● EXERCISE DIRECTIONS
Omit all images. Transcribe the rest of the material below exactly.

● SOURCE MATERIAL

===

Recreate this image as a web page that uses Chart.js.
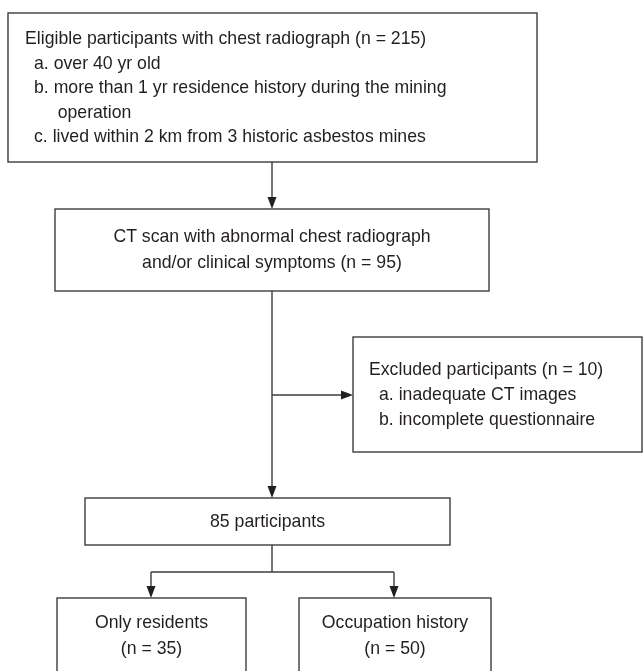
<!DOCTYPE html>
<html>
<head>
<meta charset="utf-8">
<script src="https://cdn.jsdelivr.net/npm/chart.js@4/dist/chart.umd.min.js"></script>
<style>
  html, body { margin: 0; padding: 0; background: #fff; }
  #wrap { width: 644px; height: 671px; position: relative; }
</style>
</head>
<body>
<div id="wrap"><canvas id="flow"></canvas></div>
<script>
/* ---------- flow data ---------- */
const stageNames = [
  'Eligible participants with chest radiograph',
  'CT scan with abnormal chest radiograph',
  'Excluded participants',
  'participants',
  'Only residents',
  'Occupation history'
];
const stageCounts = [215, 95, 10, 85, 35, 50];
const eligibleCriteria = [
  'over 40 yr old',
  'more than 1 yr residence history during the mining operation',
  'lived within 2 km from 3 historic asbestos mines'
];
const exclusionReasons = ['inadequate CT images', 'incomplete questionnaire'];

/* ---------- layout, in chart units (x 0-644, y 0-671 downwards) ---------- */
const layout = {
  boxes: [
    [8, 13, 537, 162],
    [55, 209, 489, 291],
    [353, 337, 642, 452],
    [85, 498, 450, 545],
    [57, 598, 246, 700],
    [299, 598, 491, 700]
  ],
  spine: 272,
  excludeY: 395,
  splitY: 572,
  branchX: [151, 394],
  wrapRight: 490,
  lineGap: 24.5
};

// condensed sans look: Arial-metric font squeezed a little
const FONT = '19px "Liberation Sans", Arial, sans-serif';
const SQUEEZE = 0.93;
const INK = '#231f20';
const EDGE = '#3c3c3c';

function textW(ctx, s) { return ctx.measureText(s).width * SQUEEZE; }

function putText(ctx, s, X, Y, align) {
  ctx.save();
  ctx.translate(X, Y);
  ctx.scale(SQUEEZE, 1);
  ctx.textAlign = align;
  ctx.fillText(s, 0, 0);
  ctx.restore();
}

function wrapWords(ctx, text, maxW) {
  const words = text.split(' ');
  const lines = [];
  let cur = '';
  words.forEach(w => {
    const t = cur ? cur + ' ' + w : w;
    if (textW(ctx, t) > maxW && cur) { lines.push(cur); cur = w; }
    else cur = t;
  });
  if (cur) lines.push(cur);
  return lines;
}

const flowPlugin = {
  id: 'flow',
  afterDatasetsDraw(chart) {
    const { ctx, scales: { x, y } } = chart;
    const px = v => x.getPixelForValue(v);
    const py = v => y.getPixelForValue(v);

    ctx.save();
    ctx.strokeStyle = EDGE;
    ctx.fillStyle = INK;
    ctx.lineWidth = 1.4;

    // boxes
    layout.boxes.forEach(b => {
      ctx.strokeRect(px(b[0]), py(b[1]), px(b[2]) - px(b[0]), py(b[3]) - py(b[1]));
    });

    const seg = (x0, y0, x1, y1) => {
      ctx.beginPath();
      ctx.moveTo(px(x0), py(y0));
      ctx.lineTo(px(x1), py(y1));
      ctx.stroke();
    };
    const head = (xv, yv, dir) => {
      const X = px(xv), Y = py(yv), L = 12, W = 4.5;
      ctx.beginPath();
      if (dir === 'down') { ctx.moveTo(X, Y); ctx.lineTo(X - W, Y - L); ctx.lineTo(X + W, Y - L); }
      else { ctx.moveTo(X, Y); ctx.lineTo(X - L, Y - W); ctx.lineTo(X - L, Y + W); }
      ctx.closePath();
      ctx.fill();
    };
    const S = layout.spine, B = layout.boxes;

    // connectors
    seg(S, B[0][3], S, B[1][1] - 4); head(S, B[1][1], 'down');
    seg(S, B[1][3], S, B[3][1] - 4); head(S, B[3][1], 'down');
    seg(S, layout.excludeY, B[2][0] - 4, layout.excludeY); head(B[2][0], layout.excludeY, 'right');
    seg(S, B[3][3], S, layout.splitY);
    seg(layout.branchX[0], layout.splitY, layout.branchX[1], layout.splitY);
    layout.branchX.forEach((bx, i) => {
      seg(bx, layout.splitY, bx, B[4 + i][1] - 4);
      head(bx, B[4 + i][1], 'down');
    });

    // texts
    ctx.font = FONT;
    ctx.textBaseline = 'middle';
    const g = layout.lineGap;

    // eligible box
    let ty = 39;
    putText(ctx, `${stageNames[0]} (n = ${stageCounts[0]})`, px(25), py(ty), 'left');
    eligibleCriteria.forEach((c, i) => {
      const tag = String.fromCharCode(97 + i) + '. ';
      const tagW = textW(ctx, tag);
      const lines = wrapWords(ctx, c, px(layout.wrapRight) - px(34) - tagW);
      lines.forEach((ln, j) => {
        ty += g;
        putText(ctx, j === 0 ? tag + ln : ln, px(34) + (j === 0 ? 0 : tagW + 4), py(ty), 'left');
      });
    });

    // CT box
    const cx = (B[1][0] + B[1][2]) / 2;
    putText(ctx, stageNames[1], px(cx), py(237), 'center');
    putText(ctx, `and/or clinical symptoms (n = ${stageCounts[1]})`, px(cx), py(263), 'center');

    // excluded box
    putText(ctx, `${stageNames[2]} (n = ${stageCounts[2]})`, px(369), py(370), 'left');
    exclusionReasons.forEach((r, i) => {
      putText(ctx, String.fromCharCode(97 + i) + '. ' + r, px(379), py(395 + i * g), 'left');
    });

    // 85 participants
    putText(ctx, `${stageCounts[3]} ${stageNames[3]}`, px((B[3][0] + B[3][2]) / 2), py(522), 'center');

    // bottom groups
    [4, 5].forEach(k => {
      const mx = (B[k][0] + B[k][2]) / 2;
      putText(ctx, stageNames[k], px(mx), py(623), 'center');
      putText(ctx, `(n = ${stageCounts[k]})`, px(mx), py(649), 'center');
    });

    ctx.restore();
  }
};

new Chart(document.getElementById('flow'), {
  type: 'scatter',
  data: {
    datasets: [{
      data: layout.boxes.map((b, i) => ({ x: (b[0] + b[2]) / 2, y: (b[1] + b[3]) / 2, n: stageCounts[i] })),
      pointRadius: 0
    }]
  },
  options: {
    responsive: true,
    maintainAspectRatio: false,
    animation: false,
    events: [],
    layout: { padding: 0 },
    plugins: { legend: { display: false }, tooltip: { enabled: false } },
    scales: {
      x: { type: 'linear', min: 0, max: 644, display: false },
      y: { type: 'linear', min: 0, max: 671, reverse: true, display: false }
    }
  },
  plugins: [flowPlugin]
});
</script>
</body>
</html>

===

● EXPECTED OUTPUT
Recreate this image as a web page that uses Chart.js.
<!DOCTYPE html>
<html>
<head>
<meta charset="utf-8">
<script src="https://cdn.jsdelivr.net/npm/chart.js@4/dist/chart.umd.min.js"></script>
<style>
  html, body { margin: 0; padding: 0; background: #fff; }
  #wrap { width: 644px; height: 671px; position: relative; }
</style>
</head>
<body>
<div id="wrap"><canvas id="flow"></canvas></div>
<script>
/* ---------- flow data ---------- */
const stageNames = [
  'Eligible participants with chest radiograph',
  'CT scan with abnormal chest radiograph',
  'Excluded participants',
  'participants',
  'Only residents',
  'Occupation history'
];
const stageCounts = [215, 95, 10, 85, 35, 50];
const eligibleCriteria = [
  'over 40 yr old',
  'more than 1 yr residence history during the mining operation',
  'lived within 2 km from 3 historic asbestos mines'
];
const exclusionReasons = ['inadequate CT images', 'incomplete questionnaire'];

/* ---------- layout, in chart units (x 0-644, y 0-671 downwards) ---------- */
const layout = {
  boxes: [
    [8, 13, 537, 162],
    [55, 209, 489, 291],
    [353, 337, 642, 452],
    [85, 498, 450, 545],
    [57, 598, 246, 700],
    [299, 598, 491, 700]
  ],
  spine: 272,
  excludeY: 395,
  splitY: 572,
  branchX: [151, 394],
  wrapRight: 490,
  lineGap: 24.5
};

// condensed sans look: Arial-metric font squeezed a little
const FONT = '19px "Liberation Sans", Arial, sans-serif';
const SQUEEZE = 0.93;
const INK = '#231f20';
const EDGE = '#3c3c3c';

function textW(ctx, s) { return ctx.measureText(s).width * SQUEEZE; }

function putText(ctx, s, X, Y, align) {
  ctx.save();
  ctx.translate(X, Y);
  ctx.scale(SQUEEZE, 1);
  ctx.textAlign = align;
  ctx.fillText(s, 0, 0);
  ctx.restore();
}

function wrapWords(ctx, text, maxW) {
  const words = text.split(' ');
  const lines = [];
  let cur = '';
  words.forEach(w => {
    const t = cur ? cur + ' ' + w : w;
    if (textW(ctx, t) > maxW && cur) { lines.push(cur); cur = w; }
    else cur = t;
  });
  if (cur) lines.push(cur);
  return lines;
}

const flowPlugin = {
  id: 'flow',
  afterDatasetsDraw(chart) {
    const { ctx, scales: { x, y } } = chart;
    const px = v => x.getPixelForValue(v);
    const py = v => y.getPixelForValue(v);

    ctx.save();
    ctx.strokeStyle = EDGE;
    ctx.fillStyle = INK;
    ctx.lineWidth = 1.4;

    // boxes
    layout.boxes.forEach(b => {
      ctx.strokeRect(px(b[0]), py(b[1]), px(b[2]) - px(b[0]), py(b[3]) - py(b[1]));
    });

    const seg = (x0, y0, x1, y1) => {
      ctx.beginPath();
      ctx.moveTo(px(x0), py(y0));
      ctx.lineTo(px(x1), py(y1));
      ctx.stroke();
    };
    const head = (xv, yv, dir) => {
      const X = px(xv), Y = py(yv), L = 12, W = 4.5;
      ctx.beginPath();
      if (dir === 'down') { ctx.moveTo(X, Y); ctx.lineTo(X - W, Y - L); ctx.lineTo(X + W, Y - L); }
      else { ctx.moveTo(X, Y); ctx.lineTo(X - L, Y - W); ctx.lineTo(X - L, Y + W); }
      ctx.closePath();
      ctx.fill();
    };
    const S = layout.spine, B = layout.boxes;

    // connectors
    seg(S, B[0][3], S, B[1][1] - 4); head(S, B[1][1], 'down');
    seg(S, B[1][3], S, B[3][1] - 4); head(S, B[3][1], 'down');
    seg(S, layout.excludeY, B[2][0] - 4, layout.excludeY); head(B[2][0], layout.excludeY, 'right');
    seg(S, B[3][3], S, layout.splitY);
    seg(layout.branchX[0], layout.splitY, layout.branchX[1], layout.splitY);
    layout.branchX.forEach((bx, i) => {
      seg(bx, layout.splitY, bx, B[4 + i][1] - 4);
      head(bx, B[4 + i][1], 'down');
    });

    // texts
    ctx.font = FONT;
    ctx.textBaseline = 'middle';
    const g = layout.lineGap;

    // eligible box
    let ty = 39;
    putText(ctx, `${stageNames[0]} (n = ${stageCounts[0]})`, px(25), py(ty), 'left');
    eligibleCriteria.forEach((c, i) => {
      const tag = String.fromCharCode(97 + i) + '. ';
      const tagW = textW(ctx, tag);
      const lines = wrapWords(ctx, c, px(layout.wrapRight) - px(34) - tagW);
      lines.forEach((ln, j) => {
        ty += g;
        putText(ctx, j === 0 ? tag + ln : ln, px(34) + (j === 0 ? 0 : tagW + 4), py(ty), 'left');
      });
    });

    // CT box
    const cx = (B[1][0] + B[1][2]) / 2;
    putText(ctx, stageNames[1], px(cx), py(237), 'center');
    putText(ctx, `and/or clinical symptoms (n = ${stageCounts[1]})`, px(cx), py(263), 'center');

    // excluded box
    putText(ctx, `${stageNames[2]} (n = ${stageCounts[2]})`, px(369), py(370), 'left');
    exclusionReasons.forEach((r, i) => {
      putText(ctx, String.fromCharCode(97 + i) + '. ' + r, px(379), py(395 + i * g), 'left');
    });

    // 85 participants
    putText(ctx, `${stageCounts[3]} ${stageNames[3]}`, px((B[3][0] + B[3][2]) / 2), py(522), 'center');

    // bottom groups
    [4, 5].forEach(k => {
      const mx = (B[k][0] + B[k][2]) / 2;
      putText(ctx, stageNames[k], px(mx), py(623), 'center');
      putText(ctx, `(n = ${stageCounts[k]})`, px(mx), py(649), 'center');
    });

    ctx.restore();
  }
};

new Chart(document.getElementById('flow'), {
  type: 'scatter',
  data: {
    datasets: [{
      data: layout.boxes.map((b, i) => ({ x: (b[0] + b[2]) / 2, y: (b[1] + b[3]) / 2, n: stageCounts[i] })),
      pointRadius: 0
    }]
  },
  options: {
    responsive: true,
    maintainAspectRatio: false,
    animation: false,
    events: [],
    layout: { padding: 0 },
    plugins: { legend: { display: false }, tooltip: { enabled: false } },
    scales: {
      x: { type: 'linear', min: 0, max: 644, display: false },
      y: { type: 'linear', min: 0, max: 671, reverse: true, display: false }
    }
  },
  plugins: [flowPlugin]
});
</script>
</body>
</html>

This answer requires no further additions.